-- start of AVAILABLE RECORDS --

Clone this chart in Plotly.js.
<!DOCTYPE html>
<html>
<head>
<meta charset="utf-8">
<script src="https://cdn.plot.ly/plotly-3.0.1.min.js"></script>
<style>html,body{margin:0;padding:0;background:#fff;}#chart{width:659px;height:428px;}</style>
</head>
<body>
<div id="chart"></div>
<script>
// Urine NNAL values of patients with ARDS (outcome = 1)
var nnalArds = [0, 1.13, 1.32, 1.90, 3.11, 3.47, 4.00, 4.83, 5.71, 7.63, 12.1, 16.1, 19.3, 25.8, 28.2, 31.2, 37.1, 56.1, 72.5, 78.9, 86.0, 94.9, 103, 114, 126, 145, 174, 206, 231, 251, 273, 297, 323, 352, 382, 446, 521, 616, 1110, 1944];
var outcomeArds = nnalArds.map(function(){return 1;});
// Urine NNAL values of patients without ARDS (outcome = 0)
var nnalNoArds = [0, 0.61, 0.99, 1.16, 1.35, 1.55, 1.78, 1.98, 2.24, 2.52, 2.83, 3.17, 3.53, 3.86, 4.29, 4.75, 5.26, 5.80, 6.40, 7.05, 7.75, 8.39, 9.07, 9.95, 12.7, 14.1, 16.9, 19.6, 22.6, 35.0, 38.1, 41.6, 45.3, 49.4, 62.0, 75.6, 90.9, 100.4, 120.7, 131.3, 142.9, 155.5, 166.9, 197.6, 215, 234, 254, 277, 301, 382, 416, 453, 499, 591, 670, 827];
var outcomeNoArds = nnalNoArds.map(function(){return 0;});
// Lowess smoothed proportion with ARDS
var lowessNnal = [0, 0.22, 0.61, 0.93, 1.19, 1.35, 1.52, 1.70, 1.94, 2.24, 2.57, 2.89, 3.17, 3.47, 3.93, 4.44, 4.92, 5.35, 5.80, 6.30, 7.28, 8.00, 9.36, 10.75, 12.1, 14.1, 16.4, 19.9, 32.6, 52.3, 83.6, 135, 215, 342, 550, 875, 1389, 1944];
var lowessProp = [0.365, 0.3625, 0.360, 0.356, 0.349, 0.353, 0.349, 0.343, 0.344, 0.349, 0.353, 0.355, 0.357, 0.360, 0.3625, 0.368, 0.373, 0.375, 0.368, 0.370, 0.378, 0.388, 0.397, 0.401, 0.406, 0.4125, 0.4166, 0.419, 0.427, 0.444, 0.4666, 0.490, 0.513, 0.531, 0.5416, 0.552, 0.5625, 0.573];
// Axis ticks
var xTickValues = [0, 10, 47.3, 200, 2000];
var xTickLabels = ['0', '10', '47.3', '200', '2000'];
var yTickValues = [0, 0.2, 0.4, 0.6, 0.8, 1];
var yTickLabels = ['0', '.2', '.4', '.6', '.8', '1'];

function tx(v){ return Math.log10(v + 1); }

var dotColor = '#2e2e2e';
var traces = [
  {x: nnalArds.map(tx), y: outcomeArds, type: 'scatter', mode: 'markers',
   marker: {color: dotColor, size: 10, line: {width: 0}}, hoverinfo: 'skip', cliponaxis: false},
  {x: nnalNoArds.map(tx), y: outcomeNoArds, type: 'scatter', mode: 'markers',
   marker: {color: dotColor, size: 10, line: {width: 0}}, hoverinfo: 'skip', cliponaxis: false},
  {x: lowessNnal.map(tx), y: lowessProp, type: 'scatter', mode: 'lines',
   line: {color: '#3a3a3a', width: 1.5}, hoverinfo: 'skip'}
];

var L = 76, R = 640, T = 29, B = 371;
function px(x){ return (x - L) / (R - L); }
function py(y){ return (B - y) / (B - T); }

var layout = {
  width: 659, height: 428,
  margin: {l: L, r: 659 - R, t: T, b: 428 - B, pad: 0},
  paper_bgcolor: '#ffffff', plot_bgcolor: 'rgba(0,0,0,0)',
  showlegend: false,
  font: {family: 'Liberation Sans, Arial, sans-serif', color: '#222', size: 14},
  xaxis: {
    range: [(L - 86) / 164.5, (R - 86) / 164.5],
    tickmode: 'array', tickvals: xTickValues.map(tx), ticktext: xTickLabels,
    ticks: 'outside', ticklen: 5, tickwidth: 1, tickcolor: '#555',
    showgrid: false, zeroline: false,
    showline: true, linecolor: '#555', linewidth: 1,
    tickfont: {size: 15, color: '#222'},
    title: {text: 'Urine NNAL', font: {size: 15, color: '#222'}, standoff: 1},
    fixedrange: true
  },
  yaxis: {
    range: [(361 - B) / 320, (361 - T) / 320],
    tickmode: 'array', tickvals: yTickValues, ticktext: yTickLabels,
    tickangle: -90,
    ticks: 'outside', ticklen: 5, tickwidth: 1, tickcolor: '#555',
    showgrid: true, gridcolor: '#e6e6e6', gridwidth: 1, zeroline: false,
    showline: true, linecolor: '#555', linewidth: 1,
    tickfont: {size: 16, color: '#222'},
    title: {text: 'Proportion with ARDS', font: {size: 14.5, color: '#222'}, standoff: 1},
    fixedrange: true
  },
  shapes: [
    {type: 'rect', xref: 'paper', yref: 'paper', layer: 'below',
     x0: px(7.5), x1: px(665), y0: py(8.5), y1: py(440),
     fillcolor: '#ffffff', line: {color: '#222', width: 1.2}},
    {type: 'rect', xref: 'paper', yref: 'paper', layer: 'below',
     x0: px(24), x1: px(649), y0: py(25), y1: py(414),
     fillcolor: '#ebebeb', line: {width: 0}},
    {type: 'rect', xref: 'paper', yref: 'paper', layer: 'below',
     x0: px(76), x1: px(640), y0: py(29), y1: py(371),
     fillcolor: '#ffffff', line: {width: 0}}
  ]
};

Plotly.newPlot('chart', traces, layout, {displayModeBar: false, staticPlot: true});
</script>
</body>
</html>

-- end of AVAILABLE RECORDS --
-- start of AVAILABLE RECORDS --

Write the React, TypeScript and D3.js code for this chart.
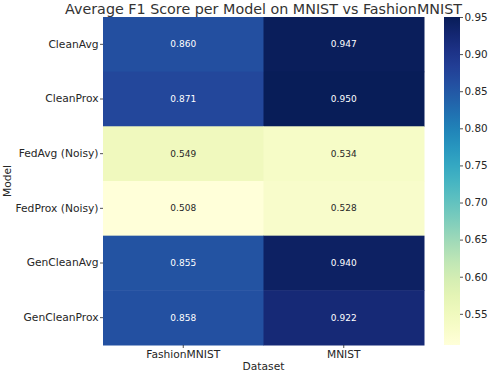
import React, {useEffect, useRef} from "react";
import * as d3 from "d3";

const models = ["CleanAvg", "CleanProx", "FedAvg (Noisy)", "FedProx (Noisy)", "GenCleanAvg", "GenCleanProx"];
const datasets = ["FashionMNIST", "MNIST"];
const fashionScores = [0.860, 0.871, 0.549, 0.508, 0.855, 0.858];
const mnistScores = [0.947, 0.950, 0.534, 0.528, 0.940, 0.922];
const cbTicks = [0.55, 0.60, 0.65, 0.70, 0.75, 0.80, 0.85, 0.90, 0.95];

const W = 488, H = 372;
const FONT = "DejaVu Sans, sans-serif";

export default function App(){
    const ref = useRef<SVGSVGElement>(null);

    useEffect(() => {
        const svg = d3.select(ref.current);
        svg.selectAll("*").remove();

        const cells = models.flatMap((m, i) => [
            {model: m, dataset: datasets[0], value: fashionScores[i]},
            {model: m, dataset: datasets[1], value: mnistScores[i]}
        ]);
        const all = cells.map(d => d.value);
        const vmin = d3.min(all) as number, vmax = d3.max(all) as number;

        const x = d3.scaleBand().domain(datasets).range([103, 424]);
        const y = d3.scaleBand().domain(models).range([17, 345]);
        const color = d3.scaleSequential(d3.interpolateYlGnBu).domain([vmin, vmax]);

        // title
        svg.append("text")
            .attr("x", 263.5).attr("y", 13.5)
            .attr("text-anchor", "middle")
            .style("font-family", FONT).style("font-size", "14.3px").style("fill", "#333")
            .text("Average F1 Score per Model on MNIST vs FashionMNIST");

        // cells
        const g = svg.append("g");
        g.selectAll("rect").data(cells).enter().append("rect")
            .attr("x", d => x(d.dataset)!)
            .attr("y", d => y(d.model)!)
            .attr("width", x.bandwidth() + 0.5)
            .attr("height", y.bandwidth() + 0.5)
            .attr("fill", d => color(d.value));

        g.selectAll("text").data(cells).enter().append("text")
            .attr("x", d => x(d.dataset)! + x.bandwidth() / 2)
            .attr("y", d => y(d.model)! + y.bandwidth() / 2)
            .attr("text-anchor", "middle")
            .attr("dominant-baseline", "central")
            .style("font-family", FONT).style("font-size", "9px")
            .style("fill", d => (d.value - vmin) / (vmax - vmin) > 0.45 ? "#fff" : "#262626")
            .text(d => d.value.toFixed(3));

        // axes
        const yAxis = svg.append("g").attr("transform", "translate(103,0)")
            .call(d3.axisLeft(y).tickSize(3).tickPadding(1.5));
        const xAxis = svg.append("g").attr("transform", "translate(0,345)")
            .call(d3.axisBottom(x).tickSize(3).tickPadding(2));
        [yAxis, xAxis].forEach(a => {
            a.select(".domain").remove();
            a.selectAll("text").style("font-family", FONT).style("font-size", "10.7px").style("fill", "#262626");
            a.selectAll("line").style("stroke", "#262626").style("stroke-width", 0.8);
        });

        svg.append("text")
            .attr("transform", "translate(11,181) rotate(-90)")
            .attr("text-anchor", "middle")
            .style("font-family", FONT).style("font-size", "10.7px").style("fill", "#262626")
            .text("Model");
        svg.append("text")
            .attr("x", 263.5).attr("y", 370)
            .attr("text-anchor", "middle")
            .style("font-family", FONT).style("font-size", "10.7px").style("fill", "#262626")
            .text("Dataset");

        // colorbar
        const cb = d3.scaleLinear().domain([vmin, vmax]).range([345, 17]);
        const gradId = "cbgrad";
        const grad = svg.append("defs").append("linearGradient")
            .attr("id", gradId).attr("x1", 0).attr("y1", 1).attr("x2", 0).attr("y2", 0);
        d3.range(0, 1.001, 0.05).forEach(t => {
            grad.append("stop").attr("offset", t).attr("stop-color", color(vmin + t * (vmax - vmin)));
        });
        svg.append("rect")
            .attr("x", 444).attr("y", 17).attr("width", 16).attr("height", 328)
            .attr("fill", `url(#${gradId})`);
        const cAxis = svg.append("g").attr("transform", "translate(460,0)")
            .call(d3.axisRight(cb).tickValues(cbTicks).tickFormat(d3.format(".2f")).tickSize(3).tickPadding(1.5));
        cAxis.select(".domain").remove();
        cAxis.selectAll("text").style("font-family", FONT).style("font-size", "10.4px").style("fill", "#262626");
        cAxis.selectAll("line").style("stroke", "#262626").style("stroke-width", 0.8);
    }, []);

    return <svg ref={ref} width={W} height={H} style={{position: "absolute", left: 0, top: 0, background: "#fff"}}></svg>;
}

-- end of AVAILABLE RECORDS --
-- start of AVAILABLE RECORDS --

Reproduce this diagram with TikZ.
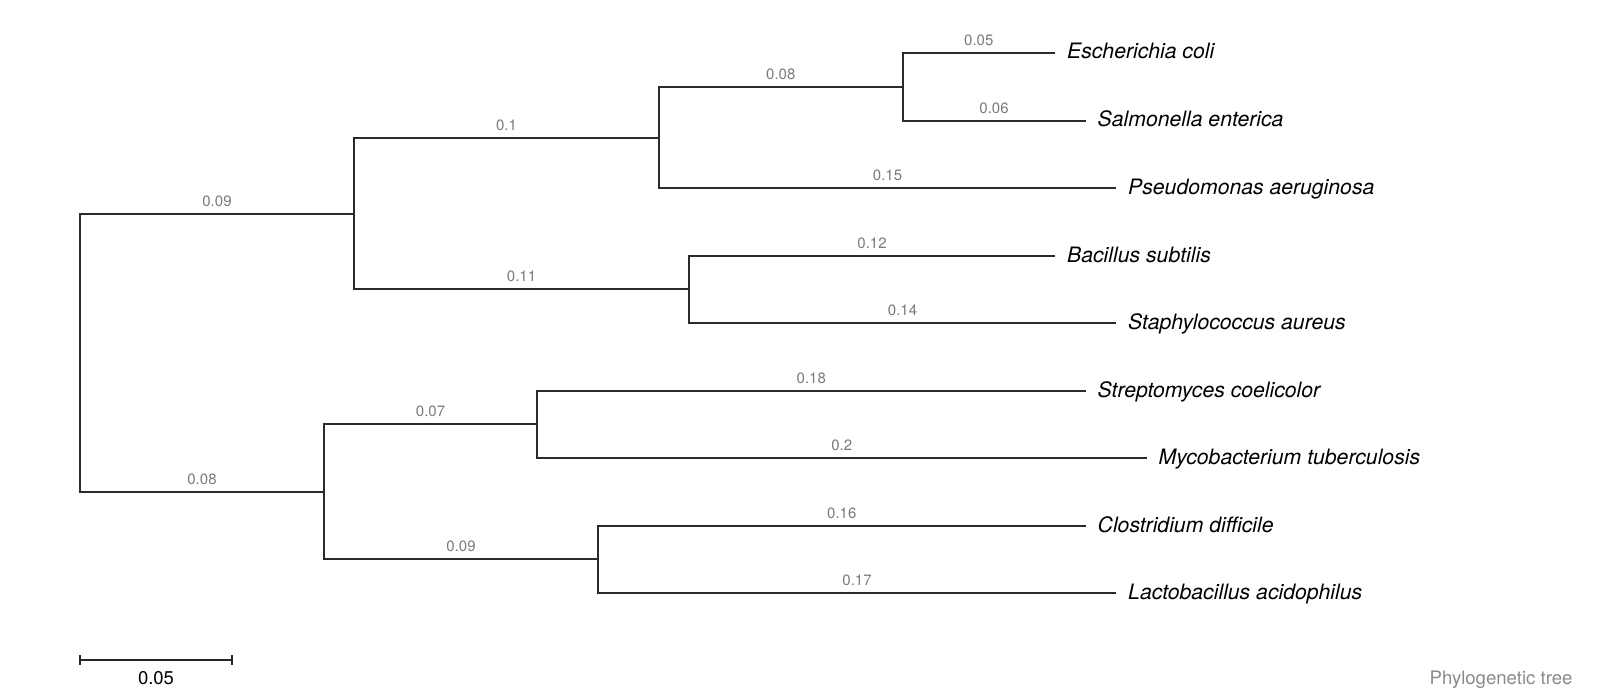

-- end of AVAILABLE RECORDS --

▶ **WORK TO COMPLETE**
Pick out each line containing the string "chart" and copy it.

▶ **SOLUTION**
Clone this chart in Plotly.js.
<style>html,body{margin:0;padding:0;background:#fff;}#chart{width:659px;height:428px;}</style>
<div id="chart"></div>
Plotly.newPlot('chart', traces, layout, {displayModeBar: false, staticPlot: true});
Write the React, TypeScript and D3.js code for this chart.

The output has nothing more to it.